In his youth, Mr. Bausch worked in a laundry, as a cabdriver and as a vacuum cleaner salesman. He sometimes made extra money playing billiards in pool halls.
He taught at a private school before becoming an instructor at Northern Virginia Community College. He had periodic teaching stints at other colleges, including George Mason, Johns Hopkins University, American University and the University of Virginia.
His first marriage, to Geri Marrese, ended in divorce. Survivors include his wife of 36 years, the former Denise “Denny” Natt of Stafford; a daughter from an earlier relationship, Suzanne Bushee of Fredericksburg; two daughters from his first marriage, Sara Bausch of Durham, N.C., and Jules Bausch of Atlanta; a son from his second marriage, David Bausch of Los Angeles; three brothers, Richard Bausch of Orange, Calif., Steve Bausch and Tim Bausch, both of Tall Timbers, Md.; a sister, Betty Franzen of Berryville, Va.; and three grandchildren.
At Northern Virginia Community College, Mr.
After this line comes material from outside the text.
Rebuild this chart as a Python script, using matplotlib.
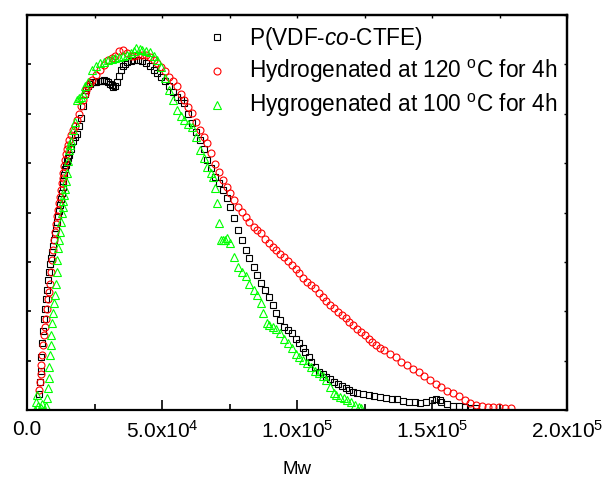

Bausch often taught six literature and writing courses a semester. He received a statewide award in 2013 as one of Virginia’s leading college professors. In 2009, he received the John Dos Passos Prize for Literature from Longwood University in Farmville, Va., for his body of work.
Mr. Bausch’s students learned that he had an endless supply of jokes and that his teaching methods could be a bit unorthodox. During a temporary assignment at American University, he taught a freshman honors class in which each student was required to deliver an oral report.
When one student failed to show up to give his report, his roommate explained, “He’s not feeling too well.”
“Is that a fact?” Mr. Bausch replied, according to another AU faculty member who spoke to The Post in 2002.
Mr. Bausch then took the entire class on a field trip across campus to the absent student’s dormitory room. Mr. Bausch pounded on the door until the groggy student appeared, clad only in a towel. He promptly got dressed and rejoined the class.
After that, Mr. Bausch’s colleague said, “Bob had no further trouble with absentees.”